Documentaire : « Je suis le peuple », à 700 km de la place Tahrir…
Dans un documentaire réussi, Anna Roussillon revient sur les événements qui ont marqué Le Caire et sur leur écho dans les campagnes égyptiennes.
Le 27 janvier 2011, la cinéaste en herbe Anna Roussillon, qui était venue en Égypte préparer son premier long-métrage consacré à la vie d’un village de la haute vallée du Nil, quittait Le Caire, prenant l’avion pour Paris. Un sacré rendez-vous manqué pour cette documentariste : le lendemain débutait la Révolution qui allait enflammer la place Tahrir et conduire à l’effondrement du régime Moubarak.
Au milieu de la « majorité silencieuse »
Deux mois plus tard, en mars, lors des vacances universitaires, elle foule de nouveau le sol du pays de son enfance. Après avoir humé quelques jours les vapeurs révolutionnaires de la place Tahrir, elle comprend qu’elle doit revenir à son projet initial, loin de la capitale : un documentaire sur les effets du tourisme de masse sur la vie des Égyptiens, qui l’avait entraînée dès 2010 jusqu’aux environs de Louxor, dans un village où elle s’était liée d’amitié avec un paysan, Faradj, prêt à l’aider pour ses repérages. Un personnage attachant dont la fréquentation l’avait déjà incitée à changer de sujet et à évoquer plutôt son sort et celui de ses proches dans ce lieu déshérité à 700 km du Caire. Poursuivant ce projet, Anna Roussillon a fini par réaliser Je suis le peuple (titre d’une chanson populaire d’Oum Kalsoum), une chronique au long cours du vécu de la révolution égyptienne au milieu de la « majorité silencieuse » de la population, entre le début de 2011 et la mi-2013, où un nouveau soulèvement parti de la place Tahrir a conduit au renversement du président islamiste élu Mohamed Morsi.
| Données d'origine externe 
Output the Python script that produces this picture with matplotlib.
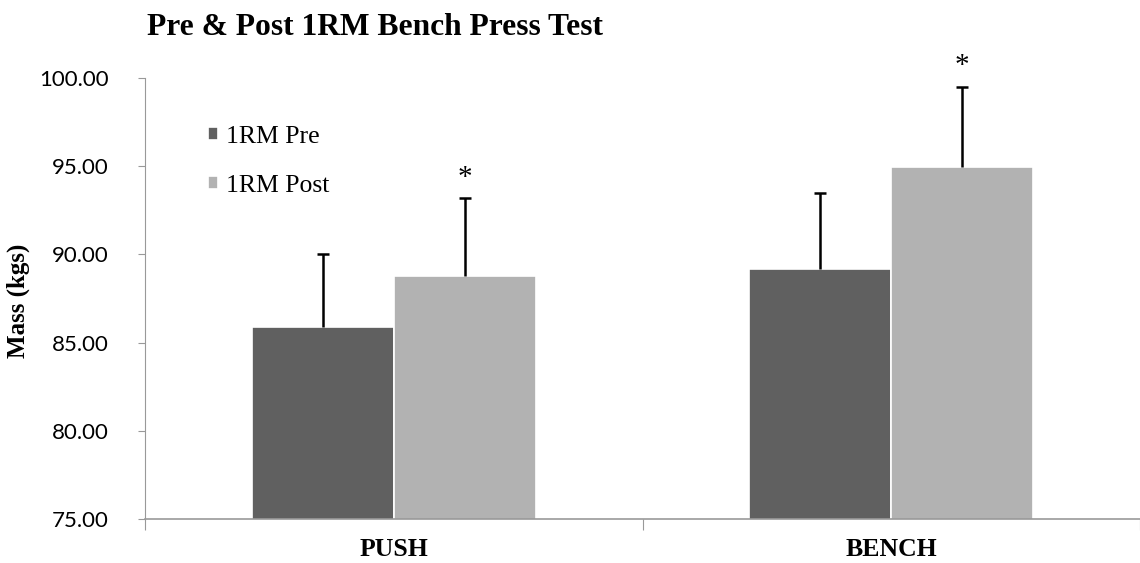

En filmant, avec talent, le quotidien et les discussions de villageois, elle nous en apprend plus sur ce qui s’est véritablement passé dans le pays pendant ces trois années que tous les longs-métrages qui ont tenté d’en rendre compte en dirigeant leur caméra vers l’agitation et les discours enflammés de la place Tahrir. Parce que, sagesse paysanne et recul par rapport aux événements en cours aidant, les villageois réagissent parfois avec passion mais toujours avec beaucoup de bon sens à la situation. Tout en faisant preuve d’un humour et d’une ironie aussi développés que ceux, légendaires, de leurs compatriotes cairotes.
Sans illusion
Certes, tout est vu à travers le seul canal d’information facilement disponible en pleine campagne : la télévision. Mais loin d’être naïf, Faradj comprend vite que, pour ne pas être manipulé, il faut se fier à d’autres échos que ceux véhiculés par les chaînes officielles et s’emploie rapidement à installer la première parabole du village. Ce qui l’aide à se forger sa propre opinion, comme le prouve l’évolution de sa position. Favorable a priori à Morsi – car au moins « il est nouveau » et « l’islam, c’est bien » puisque « Dieu est beau et aime la beauté » -, il est vite déçu par l’absence de changement réel qui suit l’arrivée au pouvoir du représentant des Frères musulmans, approuvant finalement le retour d’un homme fort comme le général Sissi à la tête du pays. Mais sans illusion. Lors d’une énième coupure d’électricité, la télévision s’éteint au milieu du fameux discours de Sissi réclamant, après l’éviction de Morsi, un soutien inconditionnel de la population aux militaires. Loin du Caire, même et surtout face à un écran noir, tout est lumineux…
>> Je suis le peuple, de Anna Roussillon, en salle le 13 janvier.